__WORK REQUIRED__
Copy exactly, and only, the lines below from the first through the one containing "const fromLeft = v", both included; pictures are omitted.
┄┄┄┄┄┄
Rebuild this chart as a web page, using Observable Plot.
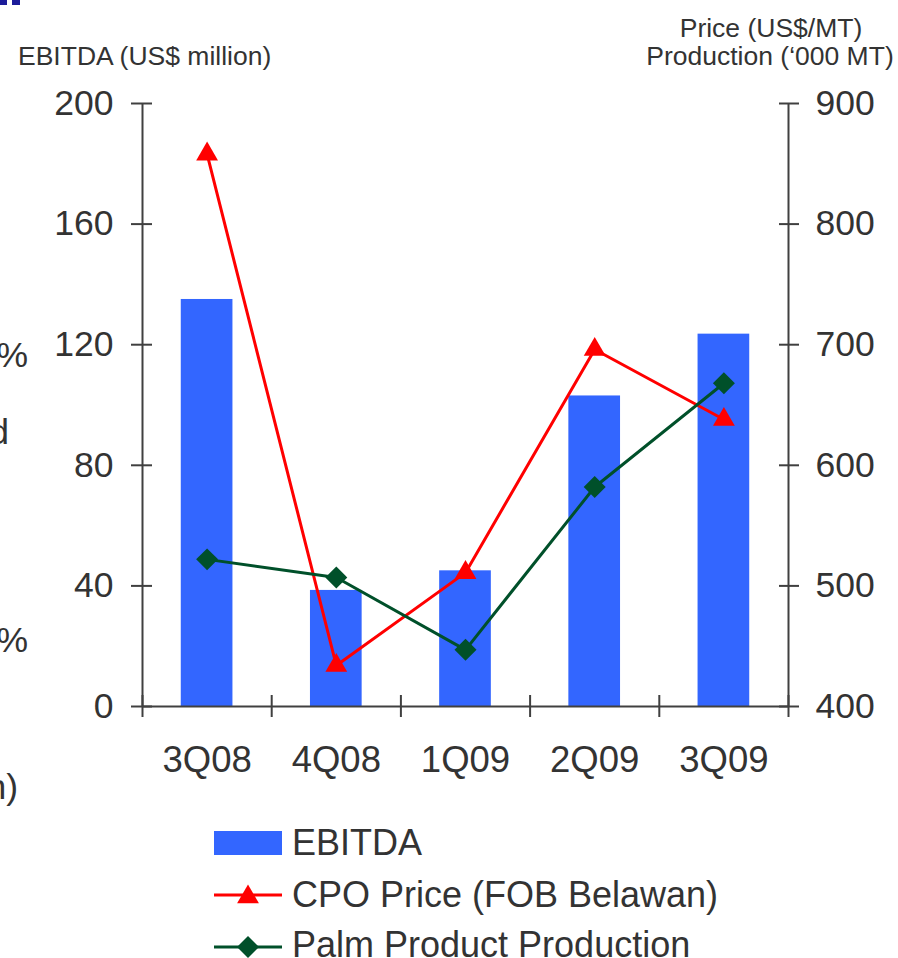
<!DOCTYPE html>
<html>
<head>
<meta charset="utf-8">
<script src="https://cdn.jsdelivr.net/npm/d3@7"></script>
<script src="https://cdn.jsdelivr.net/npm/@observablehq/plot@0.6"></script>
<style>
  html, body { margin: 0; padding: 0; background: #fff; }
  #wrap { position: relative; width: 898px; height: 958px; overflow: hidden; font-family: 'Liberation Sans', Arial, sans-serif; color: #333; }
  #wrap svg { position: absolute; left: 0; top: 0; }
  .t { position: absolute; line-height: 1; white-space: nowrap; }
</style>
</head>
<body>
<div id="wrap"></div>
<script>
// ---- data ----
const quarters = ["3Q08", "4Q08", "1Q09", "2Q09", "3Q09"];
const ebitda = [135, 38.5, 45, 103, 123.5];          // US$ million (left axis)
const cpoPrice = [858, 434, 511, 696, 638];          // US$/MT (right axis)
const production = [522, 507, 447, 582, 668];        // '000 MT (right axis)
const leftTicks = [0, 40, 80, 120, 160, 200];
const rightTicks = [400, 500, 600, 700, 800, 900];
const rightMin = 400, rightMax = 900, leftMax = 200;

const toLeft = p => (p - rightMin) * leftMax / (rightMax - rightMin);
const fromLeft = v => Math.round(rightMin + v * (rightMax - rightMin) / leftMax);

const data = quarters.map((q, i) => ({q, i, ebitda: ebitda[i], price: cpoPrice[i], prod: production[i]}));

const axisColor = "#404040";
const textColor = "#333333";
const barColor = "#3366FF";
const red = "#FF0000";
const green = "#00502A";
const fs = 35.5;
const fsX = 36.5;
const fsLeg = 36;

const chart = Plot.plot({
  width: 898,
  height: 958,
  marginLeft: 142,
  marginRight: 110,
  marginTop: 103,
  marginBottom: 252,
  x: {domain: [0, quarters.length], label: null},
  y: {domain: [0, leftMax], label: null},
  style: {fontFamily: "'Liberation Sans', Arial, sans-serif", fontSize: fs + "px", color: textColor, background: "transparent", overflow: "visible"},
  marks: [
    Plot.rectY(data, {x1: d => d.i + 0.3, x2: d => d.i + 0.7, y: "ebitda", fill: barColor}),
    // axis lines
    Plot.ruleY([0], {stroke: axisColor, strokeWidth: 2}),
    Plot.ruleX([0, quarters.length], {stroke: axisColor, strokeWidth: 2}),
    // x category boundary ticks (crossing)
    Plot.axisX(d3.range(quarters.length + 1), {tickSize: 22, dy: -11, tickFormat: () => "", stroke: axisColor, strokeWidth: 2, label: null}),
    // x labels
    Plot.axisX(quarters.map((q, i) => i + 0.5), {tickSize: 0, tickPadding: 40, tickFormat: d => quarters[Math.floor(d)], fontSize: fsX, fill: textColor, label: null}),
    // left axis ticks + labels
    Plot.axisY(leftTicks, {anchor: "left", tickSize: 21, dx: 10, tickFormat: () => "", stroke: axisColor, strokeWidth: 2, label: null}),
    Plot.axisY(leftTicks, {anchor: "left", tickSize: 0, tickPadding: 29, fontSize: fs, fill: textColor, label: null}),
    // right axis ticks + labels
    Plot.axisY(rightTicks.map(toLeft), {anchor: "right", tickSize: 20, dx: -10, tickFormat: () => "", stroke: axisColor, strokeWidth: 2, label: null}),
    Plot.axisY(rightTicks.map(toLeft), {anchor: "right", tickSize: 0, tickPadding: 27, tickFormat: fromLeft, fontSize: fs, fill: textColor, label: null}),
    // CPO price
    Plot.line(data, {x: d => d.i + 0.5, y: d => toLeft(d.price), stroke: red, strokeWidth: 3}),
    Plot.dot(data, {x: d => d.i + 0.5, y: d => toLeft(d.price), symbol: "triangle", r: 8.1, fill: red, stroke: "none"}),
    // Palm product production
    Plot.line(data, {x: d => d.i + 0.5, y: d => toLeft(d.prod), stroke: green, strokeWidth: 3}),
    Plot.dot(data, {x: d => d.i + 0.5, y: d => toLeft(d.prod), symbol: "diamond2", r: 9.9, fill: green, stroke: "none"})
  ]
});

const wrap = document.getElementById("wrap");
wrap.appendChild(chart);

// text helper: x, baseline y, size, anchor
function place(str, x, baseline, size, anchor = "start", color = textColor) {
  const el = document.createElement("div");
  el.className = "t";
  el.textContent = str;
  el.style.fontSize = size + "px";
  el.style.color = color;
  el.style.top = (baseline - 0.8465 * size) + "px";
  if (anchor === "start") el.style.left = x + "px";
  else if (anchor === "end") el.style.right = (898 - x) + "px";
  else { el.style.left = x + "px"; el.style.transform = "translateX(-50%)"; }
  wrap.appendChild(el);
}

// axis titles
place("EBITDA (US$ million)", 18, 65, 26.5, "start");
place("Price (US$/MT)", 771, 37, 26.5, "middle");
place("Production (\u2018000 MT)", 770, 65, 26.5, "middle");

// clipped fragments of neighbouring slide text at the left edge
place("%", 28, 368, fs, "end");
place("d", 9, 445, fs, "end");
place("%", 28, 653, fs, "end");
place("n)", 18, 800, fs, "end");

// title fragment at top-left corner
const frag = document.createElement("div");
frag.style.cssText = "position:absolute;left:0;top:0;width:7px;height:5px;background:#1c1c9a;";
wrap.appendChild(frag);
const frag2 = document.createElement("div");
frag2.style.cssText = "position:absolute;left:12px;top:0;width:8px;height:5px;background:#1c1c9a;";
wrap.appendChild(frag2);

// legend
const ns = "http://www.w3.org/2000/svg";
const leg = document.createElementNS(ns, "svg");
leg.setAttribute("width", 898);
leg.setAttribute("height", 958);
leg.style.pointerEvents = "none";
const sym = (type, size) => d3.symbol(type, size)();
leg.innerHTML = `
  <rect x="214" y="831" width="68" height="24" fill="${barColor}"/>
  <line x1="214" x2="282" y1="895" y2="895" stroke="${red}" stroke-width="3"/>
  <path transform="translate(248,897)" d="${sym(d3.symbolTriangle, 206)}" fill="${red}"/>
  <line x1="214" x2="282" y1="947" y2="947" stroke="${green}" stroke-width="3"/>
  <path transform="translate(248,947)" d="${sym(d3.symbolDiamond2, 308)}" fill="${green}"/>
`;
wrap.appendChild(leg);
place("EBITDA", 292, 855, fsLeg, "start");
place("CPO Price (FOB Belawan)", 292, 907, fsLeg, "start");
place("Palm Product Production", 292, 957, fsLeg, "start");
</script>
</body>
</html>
┄┄┄┄┄┄
__REPLY__
Rebuild this chart as a web page, using Observable Plot.
<!DOCTYPE html>
<html>
<head>
<meta charset="utf-8">
<script src="https://cdn.jsdelivr.net/npm/d3@7"></script>
<script src="https://cdn.jsdelivr.net/npm/@observablehq/plot@0.6"></script>
<style>
  html, body { margin: 0; padding: 0; background: #fff; }
  #wrap { position: relative; width: 898px; height: 958px; overflow: hidden; font-family: 'Liberation Sans', Arial, sans-serif; color: #333; }
  #wrap svg { position: absolute; left: 0; top: 0; }
  .t { position: absolute; line-height: 1; white-space: nowrap; }
</style>
</head>
<body>
<div id="wrap"></div>
<script>
// ---- data ----
const quarters = ["3Q08", "4Q08", "1Q09", "2Q09", "3Q09"];
const ebitda = [135, 38.5, 45, 103, 123.5];          // US$ million (left axis)
const cpoPrice = [858, 434, 511, 696, 638];          // US$/MT (right axis)
const production = [522, 507, 447, 582, 668];        // '000 MT (right axis)
const leftTicks = [0, 40, 80, 120, 160, 200];
const rightTicks = [400, 500, 600, 700, 800, 900];
const rightMin = 400, rightMax = 900, leftMax = 200;

const toLeft = p => (p - rightMin) * leftMax / (rightMax - rightMin);
const fromLeft = v => Math.round(rightMin + v * (rightMax - rightMin) / leftMax);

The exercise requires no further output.